Pocas cosas en la vida son recibidas con tal ambivalencia como la lluvia. Evidentemente la gente que vive de ella, que es muchísima, establece rogativas varias para que el agua caiga en sus cosechas. De hecho me he enterado que algunos (probablemente los más brutos) han contratado los servicios de un señor que por medio de pasitos de baile y gritos dirigidos al éter promete lograr que llueva aún en las peores sequías y las siembra se salve. Sin embargo en las ciudades la cosa es muy diferente, asunto que procederé a documentar por medio de una vivencia (como dice el Buki); el otro día fui a un festejo infantil en un club que está situado al sur de la ciudad, cuando llegamos, la mamá del festejado había renunciado a los criterios científicos del meteorológico y se encontraba de hinojos rezando una magnífica al creador para que no lloviera y se descompusiera el festejo del niño Claudio. Los invitados llegaron al ágape preparados como el capitán Scott en su viaje al polo y todos nos dispusimos a otear el horizonte por si la cosa se aguaba. Uno con más iniciativa, le preguntó a otro que iba pasando en su trajinera que si creía que iba a llover y la respuesta fue negativa lo cual nos dio un enorme grado de certidumbre, misma que se mantuvo hasta el preciso momento en que al hombre araña, que nos miraba en forma de piñata, le cayó el primer goterón seguido por una rápida sucesión de más gotas que inició un proceso de percolado en el pastel y en todos los festejantes. Nuestra reacción fue ligeramente patética, supongo que si en lugar de señores gordos fuéramos soldados de un pelotón de emergencia estaríamos todos muertos, porque nos levantamos llenos de trabajo y dirigimos nuestros pasos a un restaurante donde se rehizo el convite. Los niños, en cambio, decidieron que era un buen momento para mojarse lo cual me dejó pensando sobre el momento en que uno deja de disfrutar el agua que cae del cielo y se envuelve como tamal huasteco para evitar las inclemencias de los meteoros naturales.
Cuando llueve la ciudad se desordena de inmediato, como somos unos puercazos y tiramos la basura donde nos da la gana, las coladeras se tapan y entonces uno empieza a ver la subida de las aguas con la angustia que el caso amerita ya que si el motor del coche se moja el asunto ya valió madre. Otro efecto perverso tiene que ver con el tráfico que simplemente se colapsa lo que produce que uno vaya dentro de un coche generando extraños procesos mini atmosférico en los que la evaporación producida produce empañamientos que solo he visto en parejas que se conocen en el sentido bíblico en la parte trasera de un auto. En mi casa cuando vemos nubes en el cielo vamos a la tienda a comprar velas ya que sabemos inevitable que se vaya la luz y nos deje como refugiados de guerra. Supongo que mi creciente invidencia obedece al hábito personal de leer siguiendo el mismo método que los monjes agustinos del siglo XVI, es decir a la luz de un candelabro.

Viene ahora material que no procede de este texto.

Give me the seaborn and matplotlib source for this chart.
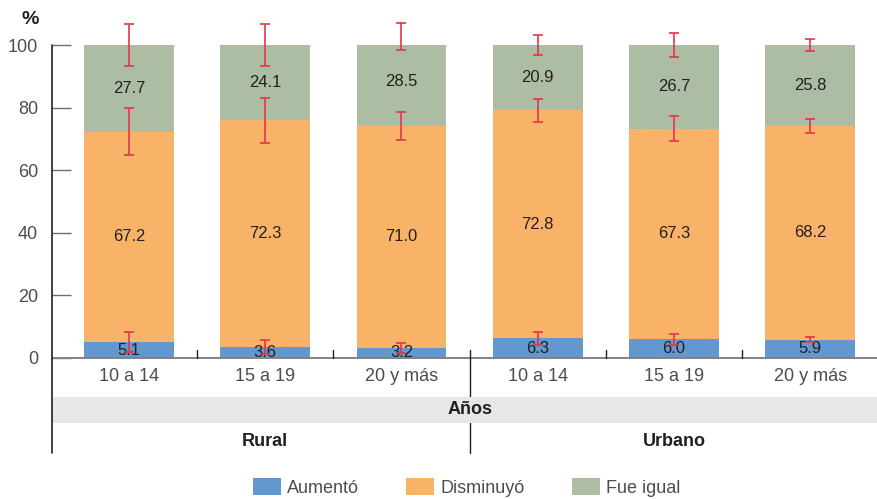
import matplotlib
matplotlib.use("Agg")
import matplotlib.pyplot as plt
import matplotlib.transforms as mtransforms
from matplotlib.patches import Rectangle, Patch
from matplotlib.lines import Line2D
import seaborn as sns
import pandas as pd
import numpy as np

# ---- data ----
keys = ["R1", "R2", "R3", "U1", "U2", "U3"]
tick_labels = ["10 a 14", "15 a 19", "20 y más", "10 a 14", "15 a 19", "20 y más"]
groups = ["Rural", "Urbano"]
aumento = [5.1, 3.6, 3.2, 6.3, 6.0, 5.9]
disminuyo = [67.2, 72.3, 71.0, 72.8, 67.3, 68.2]
igual = [27.7, 24.1, 28.5, 20.9, 26.7, 25.8]
err_aumento = [3.3, 2.3, 1.5, 2.0, 1.7, 0.8]
err_disminuyo = [7.5, 7.3, 4.5, 3.7, 4.0, 2.1]
err_igual = [6.8, 6.8, 4.4, 3.2, 3.8, 1.9]
series_names = ["Aumentó", "Disminuyó", "Fue igual"]

colors = {"Aumentó": "#6397cf", "Disminuyó": "#f9b368", "Fue igual": "#adbda4"}
err_color = "#e8334a"
txt_dark = "#231f20"

sns.set_theme(style="white")
plt.rcParams["font.family"] = ["Liberation Sans", "DejaVu Sans"]

df = pd.DataFrame({"key": keys, "a": aumento, "d": disminuyo, "i": igual})
df["c1"] = df["a"]
df["c2"] = df["a"] + df["d"]
df["c3"] = df["a"] + df["d"] + df["i"]

fig = plt.figure(figsize=(8.77, 4.99), dpi=100)
ax = fig.add_axes([52/877, (499-358)/499, 825/877, (358-45)/499])

bw = 0.66
sns.barplot(data=df, x="key", y="c3", order=keys, color=colors["Fue igual"],
            width=bw, saturation=1, ax=ax, errorbar=None, zorder=2)
sns.barplot(data=df, x="key", y="c2", order=keys, color=colors["Disminuyó"],
            width=bw, saturation=1, ax=ax, errorbar=None, zorder=2)
sns.barplot(data=df, x="key", y="c1", order=keys, color=colors["Aumentó"],
            width=bw, saturation=1, ax=ax, errorbar=None, zorder=2)
for p in ax.patches:
    p.set_edgecolor("none")

xs = np.arange(len(keys))
for cum, err in [(df["c1"], err_aumento), (df["c2"], err_disminuyo), (df["c3"], err_igual)]:
    ax.errorbar(xs, cum, yerr=err, fmt="none", ecolor=err_color, elinewidth=1.2,
                capsize=3.8, capthick=1.2, zorder=5, clip_on=False)

# value labels
for x, a, d, i in zip(xs, aumento, disminuyo, igual):
    ax.text(x, a / 2, f"{a:.1f}", ha="center", va="center", fontsize=12, color=txt_dark, zorder=4)
    ax.text(x, a + d / 2, f"{d:.1f}", ha="center", va="center", fontsize=12, color=txt_dark, zorder=4)
    ax.text(x, a + d + i / 2, f"{i:.1f}", ha="center", va="center", fontsize=12, color=txt_dark, zorder=4)

ax.set_xlim(-0.565, 5.49)
ax.set_ylim(0, 100)
ax.set_yticks([0, 20, 40, 60, 80, 100])
ax.set_xticks(xs)
ax.set_xticklabels(tick_labels)
ax.tick_params(axis="y", direction="in", length=14, width=1, color="#6d6e71",
               pad=10, labelsize=13, labelcolor="#4d4d4f", left=True)
ax.tick_params(axis="x", length=0, pad=7, labelsize=13, labelcolor="#4d4d4f")
ax.set_xlabel("")
ax.set_ylabel("")
for s in ["top", "right", "left"]:
    ax.spines[s].set_visible(False)
ax.spines["bottom"].set_color("#808285")
ax.spines["bottom"].set_linewidth(1.4)

trans = mtransforms.blended_transform_factory(ax.transAxes, ax.transData)
# left spine extended
ax.add_line(Line2D([0, 0], [-30.4, 100], transform=trans, color="#231f20", lw=1.2, clip_on=False, zorder=6))
# separators
for sx in [0.5, 1.5, 3.5, 4.5]:
    ax.add_line(Line2D([sx, sx], [0, 2.5], color="#231f20", lw=1, clip_on=False, zorder=6))
ax.add_line(Line2D([2.5, 2.5], [2.5, -30.4], color="#231f20", lw=1, clip_on=False, zorder=3))
# gray band
ax.add_patch(Rectangle((0, -20.8), 1.0, 8.3, transform=trans, facecolor="#e6e7e8",
                       edgecolor="none", clip_on=False, zorder=4))
ax.text(2.5, -16.6, "Años", ha="center", va="center", fontsize=13, fontweight="bold",
        color=txt_dark, zorder=7)
ax.text(1.0, -26.8, groups[0], ha="center", va="center", fontsize=13, fontweight="bold",
        color=txt_dark)
ax.text(4.0, -26.8, groups[1], ha="center", va="center", fontsize=13, fontweight="bold",
        color=txt_dark)
ax.text(-0.027, 108, "%", transform=trans, ha="center", va="center", fontsize=14,
        fontweight="bold", color=txt_dark)

handles = [Patch(facecolor=colors[n], edgecolor="none") for n in series_names]
fig.legend(handles, series_names, loc="upper center", bbox_to_anchor=(0.532, 0.042),
           ncol=3, frameon=False, fontsize=13, handlelength=1.55, handleheight=1.1,
           handletextpad=0.35, columnspacing=2.6, labelcolor="#4d4d4f",
           borderaxespad=0, borderpad=0)

fig.savefig("out.png", dpi=100)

Cuando empieza a llover la gente reacciona de inmediato pegando una carrera y encorvando el cuerpo en una posición muy extraña y completamente ajena a la que se requeriría para avanzar con más velocidad, cada quien se tapa la zona que considera más vulnerable y así los señores de peluquín parece lacayos en audiencia real mientras las señoras protegen a sus criaturas estirándose el suéter que queda deforme. Normalmente todos estos esfuerzos son estériles ya que todo mundo acaba empapado.
El único lugar que conozco en el que la lluvia tiene un sesgo positivo es en el cine. Supongo que los cineastas consideran que una pareja que se va a poner a fajar debe estar muy necesitada para hacerlo debajo de un diluvio y ello nos ha regalado cientos de escenas en las que los protagonistas se atizan con todo bajo el agua y desesperadamente. En fin, en este asunto de la lluvia no tengo más que estar de acuerdo con el clásico que dijo “que bonito es ver llover y no mojarse”. Por supuesto tenía razón.
1 comentario:
Pareciera que fuimos a la misma fiesta, aunque se que en todas pasa lo mismo con la lluvia, a nosotros nos tocaron granizos del tamaño de un limón, dolían como la fregada y para acabarla la tertulia se desarrollaba enmedio de un camellón de viaducto que se desalojo en dos patadas dejando a su paso princesas y superhéroes con cara chorreante, papas confundidos entre recoger las viandas o a sus retoños y mi sobrina perdida creyendo que todos estabamos jugando a las escondidas; en fin todo por retar a la madre naturaleza.